Technology, which was responsible for creating the new-age digital consumer issue for enterprises, also acts as a solution to the problem, says Karthick Viswanathan.
Illustration: Dominic Xavier/Rediff.com.
When Marc Andreessen said, “Software is eating the world”, in 2011, he meant every word of it.
Today, we are seeing that everyday as leaner companies with modern digital armoury dislodge established enterprises, which are reluctant or slow to accept the new digital reality.
The new disruptive firms aren’t traditional product companies with domain expertise, but they are software firms.
They tend to be more agile, not just because they are leaner but also as they are digitally enabled to serve the digital customer.
The reasons why an enterprise is not able to respond to a changing, digitally enabled customer ecosystem can be bucketed into two complementing categories -- technical and cultural.
For every technical reason, there is a complementing cultural reason as well. Traditional organisations spend a major part of their IT budget to maintain legacy systems and technologies and this is termed as “keeping the lights on”.
Legacy technologies eat up a big chunk of an enterprise’s IT budget. Though this budget among early digital adopters has shrunk from 90 to 60 per cent in a decade, it’s still a significant number compared to a new-age company that is digital to the core.
The cultural aspect of this problem is that some organisations are reluctant to change. Cultural changes are seldom bottom-up and are propelled by C-suite employees.
Traditional companies mostly operate in operational silos.
It’s not very uncommon to see departments like finance, marketing, sales having their own way of fundamental digitisation.
An unfortunate technical impact of these siloed operations is not just the vagaries of adopted technologies but also the scattering of disconnected data in an organisation.
Technology silos create unnecessary bottlenecks. New-age Rapid Application Development (RAD) platforms, which take away the iron-clad grip of technical teams on app development and delivery, are a reality.
Democratisation of app development is highly topical. But is the traditional company ready for a cultural shift?
A holistic approach to these problems is the need of the hour. The first thing is to fix the cultural problem.

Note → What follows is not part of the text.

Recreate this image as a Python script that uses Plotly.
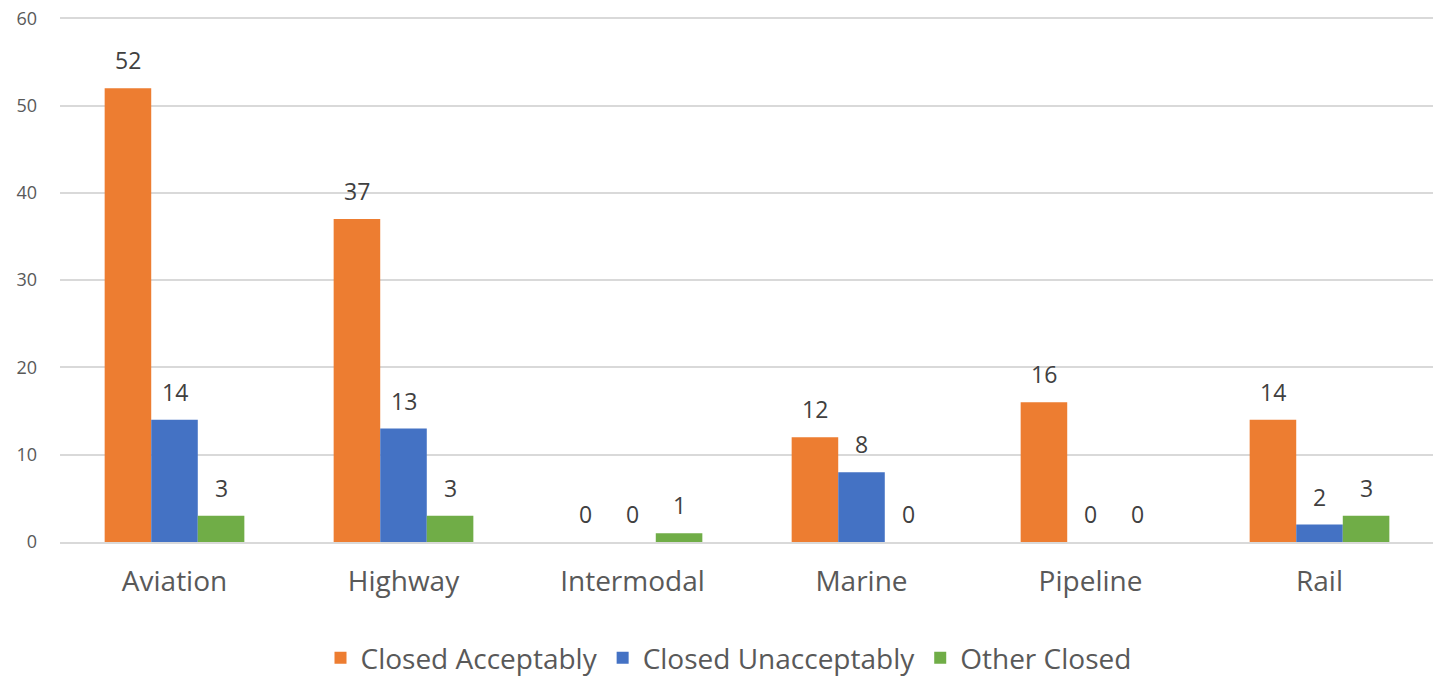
import plotly.graph_objects as go

categories = ["Aviation", "Highway", "Intermodal", "Marine", "Pipeline", "Rail"]
closed_acceptably = [52, 37, 0, 12, 16, 14]
closed_unacceptably = [14, 13, 0, 8, 0, 2]
other_closed = [3, 3, 1, 0, 0, 3]

series = [
    ("Closed Acceptably", closed_acceptably, "#ED7D31"),
    ("Closed Unacceptably", closed_unacceptably, "#4472C4"),
    ("Other Closed", other_closed, "#70AD47"),
]

FONT = "Open Sans, Liberation Sans, sans-serif"
W, H = 1441, 678
ML, MR, MT, MB = 52, 15, 6, 144
BARGAP = 0.39

fig = go.Figure()
for name, vals, color in series:
    fig.add_trace(go.Bar(
        x=categories, y=vals, name=name, marker_color=color,
        marker_line_width=0, cliponaxis=False,
    ))

# data labels as annotations positioned via axis scales
plot_w = W - ML - MR
bar_w = plot_w / len(categories) * (1 - BARGAP) / len(series)
annotations = []
for i, (name, vals, color) in enumerate(series):
    shift = (i - (len(series) - 1) / 2) * bar_w
    for c, v in zip(categories, vals):
        annotations.append(dict(
            x=c, y=v, xref="x", yref="y", text=str(v), showarrow=False,
            xshift=shift, yshift=10, yanchor="bottom",
            font=dict(size=23, color="#404040", family=FONT),
        ))

fig.update_layout(
    width=W, height=H,
    margin=dict(l=ML, r=MR, t=MT, b=MB),
    paper_bgcolor="white", plot_bgcolor="white",
    barmode="group", bargap=BARGAP, bargroupgap=0,
    font=dict(family=FONT, color="#595959"),
    legend=dict(orientation="h", x=0.5, xanchor="center", xref="container",
                y=0.0413, yanchor="middle", yref="container",
                font=dict(size=28, color="#595959", family=FONT), itemwidth=30,
                traceorder="normal"),
    annotations=annotations,
)
fig.update_yaxes(range=[0, 60.5], tickvals=[0, 10, 20, 30, 40, 50, 60], showgrid=True,
                 gridcolor="#D9D9D9", gridwidth=1.5,
                 zeroline=False, tickfont=dict(size=18, color="#595959", family=FONT),
                 ticklabelstandoff=22, showline=False, automargin=False,
                 ticklabeloverflow="allow")
fig.update_xaxes(showline=True, linecolor="#D9D9D9", linewidth=1.5,
                 tickfont=dict(size=28, color="#595959", family=FONT),
                 ticklabelstandoff=14, ticks="", automargin=False)

fig.write_html("out.html")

The executive management has to chart out the entire journey of the digital consumer with products and services of the organisation.
It is also imperative to take employee inputs to remove any pain points and optimise these consumer touchpoints.
How can the innovation ecosystem be built bottom-up? It starts with unifying the scattered data by API (application programming interface)-fying them.
API is the glue that binds scattered data into a structured form. API management takes care of API security, sharing, consumption, versioning and a lot of other things in its life cycle.
Once the APIs are designed and shared, they can be used to get controlled access to the underlying data.
For instance, one can set security rules for APIs to be accessed by external stakeholders like third-party digital channel partners.
App building needs to be far more democratised. One needs app building tools that minimise or make codes irrelevant.
New-age tools let you handle app life cycle stages - development to quality assurance to staging to production - with a few clicks.
The provisioning of these environments has also been simplified with private and public cloud provisioning tools.
Internally, firms invest in enterprise collaboration tools to foster employee engagement and sharing of ideas.
Social media platforms have become inevitable when one talks about external collaboration with consumers and fans alike.